€1 billion for Oosterweel requested from EU


Flanders has applied for a €1 billion loan from the European Investment Bank to help fund the massive project that will close Antwerp’s ring road and bring more public space to the city

Project is ‘strategically important’

Flemish finance minister Bart Tommelein has applied to the European Investment Bank (EIB) for a loan of €1 billion for the construction of the Oosterweel connection on the Antwerp ring road. Tommelein said that the EIB being prepared to consider the application “proves the strategic importance of the project”.

The Oosterweel connection will close the circle of the Antwerp ring to make it easier for freight traffic from the port area to head east towards Germany or north towards the Netherlands. At present all traffic has to travel south first, creating congestion and extra cost to trucking concerns.

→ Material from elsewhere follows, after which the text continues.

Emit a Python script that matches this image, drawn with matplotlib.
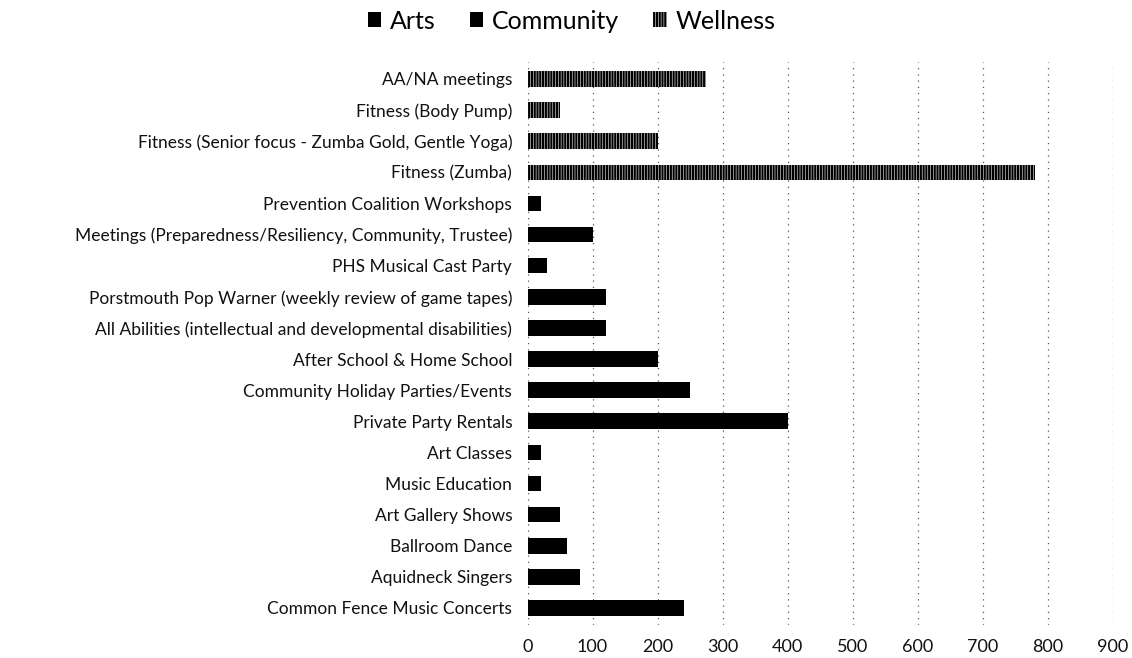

The Oosterweel connection, named for a village that once stood along the proposed route, would allow freight traffic to use a northerly by-pass, which would relieve pressure to the ring road, diverting lorries from city-bound traffic altogether.

“There will be fewer traffic jams on the motorway, less traffic in the city, and the port will be more accessible,” Tommelein said. “The project is good for the environment and improves road safety.”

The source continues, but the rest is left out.